In the south of the territory, witnesses reported artillery fire north of Rafah, with Civil Defense reporting deaths and injuries. And in the center, Israeli aircraft carried out a strike on Deir al-Balah, while artillery fire was heard east of the city, where witnesses said they saw the bodies of people killed after clashes.

Still in the south, violent fighting is taking place in the city center of Rafah, according to witnesses. “The situation is very difficult in the al-Mawasi area […], what is happening is very dangerous, the occupier is shooting at places that were supposed to be safe,” Mahdi Zouroub, 35, told AFP .  

In just over eight months of war, at least 37,124 Palestinians have been killed, mostly civilians in the Gaza Strip, according to data from the Health Ministry of the Hamas-led Gaza government.
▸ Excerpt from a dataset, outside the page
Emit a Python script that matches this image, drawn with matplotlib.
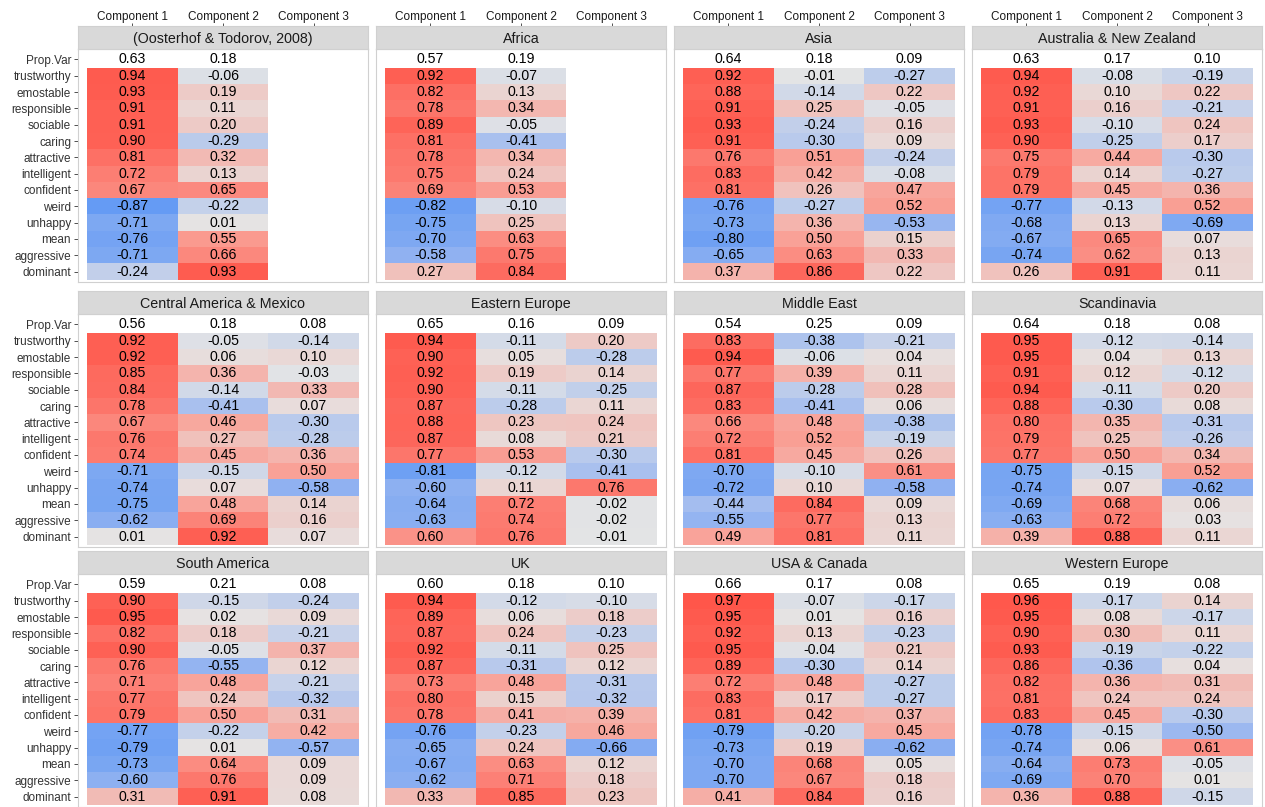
import numpy as np
import matplotlib
matplotlib.use("Agg")
import matplotlib.pyplot as plt
from matplotlib.colors import LinearSegmentedColormap

plt.rcParams['font.family'] = ['Liberation Sans', 'DejaVu Sans']

traits = ["trustworthy", "emostable", "responsible", "sociable", "caring",
          "attractive", "intelligent", "confident", "weird", "unhappy",
          "mean", "aggressive", "dominant"]
components = ["Component 1", "Component 2", "Component 3"]
titles = ["(Oosterhof & Todorov, 2008)", "Africa", "Asia", "Australia & New Zealand",
          "Central America & Mexico", "Eastern Europe", "Middle East", "Scandinavia",
          "South America", "UK", "USA & Canada", "Western Europe"]

# proportion of variance per component (None = component not extracted)
pv_oosterhof = [0.63, 0.18, None]
pv_africa = [0.57, 0.19, None]
pv_asia = [0.64, 0.18, 0.09]
pv_ausnz = [0.63, 0.17, 0.10]
pv_centam = [0.56, 0.18, 0.08]
pv_easteu = [0.65, 0.16, 0.09]
pv_mideast = [0.54, 0.25, 0.09]
pv_scand = [0.64, 0.18, 0.08]
pv_southam = [0.59, 0.21, 0.08]
pv_uk = [0.60, 0.18, 0.10]
pv_usacan = [0.66, 0.17, 0.08]
pv_westeu = [0.65, 0.19, 0.08]

# loadings: one list per component, in the order of `traits`
ld_oosterhof = [
    [0.94, 0.93, 0.91, 0.91, 0.90, 0.81, 0.72, 0.67, -0.87, -0.71, -0.76, -0.71, -0.24],
    [-0.06, 0.19, 0.11, 0.20, -0.29, 0.32, 0.13, 0.65, -0.22, 0.01, 0.55, 0.66, 0.93],
    None]
ld_africa = [
    [0.92, 0.82, 0.78, 0.89, 0.81, 0.78, 0.75, 0.69, -0.82, -0.75, -0.70, -0.58, 0.27],
    [-0.07, 0.13, 0.34, -0.05, -0.41, 0.34, 0.24, 0.53, -0.10, 0.25, 0.63, 0.75, 0.84],
    None]
ld_asia = [
    [0.92, 0.88, 0.91, 0.93, 0.91, 0.76, 0.83, 0.81, -0.76, -0.73, -0.80, -0.65, 0.37],
    [-0.01, -0.14, 0.25, -0.24, -0.30, 0.51, 0.42, 0.26, -0.27, 0.36, 0.50, 0.63, 0.86],
    [-0.27, 0.22, -0.05, 0.16, 0.09, -0.24, -0.08, 0.47, 0.52, -0.53, 0.15, 0.33, 0.22]]
ld_ausnz = [
    [0.94, 0.92, 0.91, 0.93, 0.90, 0.75, 0.79, 0.79, -0.77, -0.68, -0.67, -0.74, 0.26],
    [-0.08, 0.10, 0.16, -0.10, -0.25, 0.44, 0.14, 0.45, -0.13, 0.13, 0.65, 0.62, 0.91],
    [-0.19, 0.22, -0.21, 0.24, 0.17, -0.30, -0.27, 0.36, 0.52, -0.69, 0.07, 0.13, 0.11]]
ld_centam = [
    [0.92, 0.92, 0.85, 0.84, 0.78, 0.67, 0.76, 0.74, -0.71, -0.74, -0.75, -0.62, 0.01],
    [-0.05, 0.06, 0.36, -0.14, -0.41, 0.46, 0.27, 0.45, -0.15, 0.07, 0.48, 0.69, 0.92],
    [-0.14, 0.10, -0.03, 0.33, 0.07, -0.30, -0.28, 0.36, 0.50, -0.58, 0.14, 0.16, 0.07]]
ld_easteu = [
    [0.94, 0.90, 0.92, 0.90, 0.87, 0.88, 0.87, 0.77, -0.81, -0.60, -0.64, -0.63, 0.60],
    [-0.11, 0.05, 0.19, -0.11, -0.28, 0.23, 0.08, 0.53, -0.12, 0.11, 0.72, 0.74, 0.76],
    [0.20, -0.28, 0.14, -0.25, 0.11, 0.24, 0.21, -0.30, -0.41, 0.76, -0.02, -0.02, -0.01]]
ld_mideast = [
    [0.83, 0.94, 0.77, 0.87, 0.83, 0.66, 0.72, 0.81, -0.70, -0.72, -0.44, -0.55, 0.49],
    [-0.38, -0.06, 0.39, -0.28, -0.41, 0.48, 0.52, 0.45, -0.10, 0.10, 0.84, 0.77, 0.81],
    [-0.21, 0.04, 0.11, 0.28, 0.06, -0.38, -0.19, 0.26, 0.61, -0.58, 0.09, 0.13, 0.11]]
ld_scand = [
    [0.95, 0.95, 0.91, 0.94, 0.88, 0.80, 0.79, 0.77, -0.75, -0.74, -0.69, -0.63, 0.39],
    [-0.12, 0.04, 0.12, -0.11, -0.30, 0.35, 0.25, 0.50, -0.15, 0.07, 0.68, 0.72, 0.88],
    [-0.14, 0.13, -0.12, 0.20, 0.08, -0.31, -0.26, 0.34, 0.52, -0.62, 0.06, 0.03, 0.11]]
ld_southam = [
    [0.90, 0.95, 0.82, 0.90, 0.76, 0.71, 0.77, 0.79, -0.77, -0.79, -0.73, -0.60, 0.31],
    [-0.15, 0.02, 0.18, -0.05, -0.55, 0.48, 0.24, 0.50, -0.22, 0.01, 0.64, 0.76, 0.91],
    [-0.24, 0.09, -0.21, 0.37, 0.12, -0.21, -0.32, 0.31, 0.42, -0.57, 0.09, 0.09, 0.08]]
ld_uk = [
    [0.94, 0.89, 0.87, 0.92, 0.87, 0.73, 0.80, 0.78, -0.76, -0.65, -0.67, -0.62, 0.33],
    [-0.12, 0.06, 0.24, -0.11, -0.31, 0.48, 0.15, 0.41, -0.23, 0.24, 0.63, 0.71, 0.85],
    [-0.10, 0.18, -0.23, 0.25, 0.12, -0.31, -0.32, 0.39, 0.46, -0.66, 0.12, 0.18, 0.23]]
ld_usacan = [
    [0.97, 0.95, 0.92, 0.95, 0.89, 0.72, 0.83, 0.81, -0.79, -0.73, -0.70, -0.70, 0.41],
    [-0.07, 0.01, 0.13, -0.04, -0.30, 0.48, 0.17, 0.42, -0.20, 0.19, 0.68, 0.67, 0.84],
    [-0.17, 0.16, -0.23, 0.21, 0.14, -0.27, -0.27, 0.37, 0.45, -0.62, 0.05, 0.18, 0.16]]
ld_westeu = [
    [0.96, 0.95, 0.90, 0.93, 0.86, 0.82, 0.81, 0.83, -0.78, -0.74, -0.64, -0.69, 0.36],
    [-0.17, 0.08, 0.30, -0.19, -0.36, 0.36, 0.24, 0.45, -0.15, 0.06, 0.73, 0.70, 0.88],
    [0.14, -0.17, 0.11, -0.22, 0.04, 0.31, 0.24, -0.30, -0.50, 0.61, -0.05, 0.01, -0.15]]

prop_vars = [pv_oosterhof, pv_africa, pv_asia, pv_ausnz, pv_centam, pv_easteu,
             pv_mideast, pv_scand, pv_southam, pv_uk, pv_usacan, pv_westeu]
loadings = [ld_oosterhof, ld_africa, ld_asia, ld_ausnz, ld_centam, ld_easteu,
            ld_mideast, ld_scand, ld_southam, ld_uk, ld_usacan, ld_westeu]

# blue - grey - red
cmap = LinearSegmentedColormap.from_list("div", [
    (0.0, (82/255, 145/255, 245/255)),
    (0.25, (156/255, 184/255, 240/255)),
    (0.5, (229/255, 229/255, 229/255)),
    (0.75, (249/255, 162/255, 152/255)),
    (1.0, (255/255, 82/255, 70/255))])

W, H = 1265, 807
fig = plt.figure(figsize=(W/100, H/100), dpi=100)

col_left = [78, 376, 674, 972]
strip_top = [26, 291, 551]
pw, ph, sh = 290, 233, 23

def rect(x, y, w, h):
    return [x/W, 1 - (y + h)/H, w/W, h/H]

ylabels = ["Prop.Var"] + traits
for k in range(12):
    r, c = divmod(k, 4)
    x0 = col_left[c]
    st = strip_top[r]

    ax = fig.add_axes(rect(x0, st + sh, pw, ph))
    cols = [np.array(l, dtype=float) if l is not None else np.full(len(traits), np.nan)
            for l in loadings[k]]
    arr = np.ma.masked_invalid(np.column_stack(cols))
    ax.pcolormesh(np.arange(-0.5, 3.0, 1.0), np.arange(0.5, 14.0, 1.0), arr,
                  cmap=cmap, vmin=-1, vmax=1)
    for j in range(3):
        if prop_vars[k][j] is not None:
            ax.text(j, 0, f"{prop_vars[k][j]:.2f}", ha='center', va='center', fontsize=10.2)
        if loadings[k][j] is None:
            continue
        for i, v in enumerate(loadings[k][j]):
            ax.text(j, i + 1, f"{v:.2f}", ha='center', va='center', fontsize=10.2)
    ax.set_xlim(-0.6, 2.6)
    ax.set_ylim(13.64, -0.64)
    ax.set_xticks([])
    if c == 0:
        ax.set_yticks(range(14))
        ax.set_yticklabels(ylabels, fontsize=8.5, color='#333333')
        ax.tick_params(axis='y', length=3, width=0.6, color='#333333', pad=2)
    else:
        ax.set_yticks([])
    for s in ax.spines.values():
        s.set_color('#D0D0D0')
        s.set_linewidth(0.8)

    sax = fig.add_axes(rect(x0, st, pw, sh))
    sax.set_facecolor('#D9D9D9')
    sax.set_xlim(-0.6, 2.6)
    sax.set_ylim(0, 1)
    sax.set_yticks([])
    sax.text(1, 0.45, titles[k], ha='center', va='center', fontsize=10.3, color='#1A1A1A')
    for s in sax.spines.values():
        s.set_color('#D0D0D0')
        s.set_linewidth(0.8)
    if r == 0:
        sax.set_xticks(range(3))
        sax.set_xticklabels(components, fontsize=8.5, color='#1A1A1A')
        sax.xaxis.tick_top()
        sax.tick_params(axis='x', length=2.5, width=0.6, color='#333333', pad=0)
    else:
        sax.set_xticks([])

fig.savefig("out.png", dpi=100)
The Hamas attack on October 7 in Israel resulted in the deaths of 1,194 people, the majority civilians, according to an AFP count based on official Israeli data. During this attack, 251 people were taken as hostages. Among them, 116 hostages are still being held in the Gaza Strip, of whom 41 are dead, according to the Israeli army.

On the diplomatic front, the vote in the UN Security Council on the text supporting the plan unveiled at the end of May by American President Joe Biden is planned for Monday, according to diplomatic sources, but has not been confirmed by the South Korean presidency of the Council.

According to the third version seen by AFP, the text provides for a first phase with an “immediate and complete” ceasefire, release of hostages taken by Hamas and “exchange” of Palestinian prisoners, withdrawal of the Israeli army “populated areas of Gaza”, and entry of humanitarian aid.  

If this phase takes more than six weeks, the ceasefire will be maintained “as long as negotiations continue.”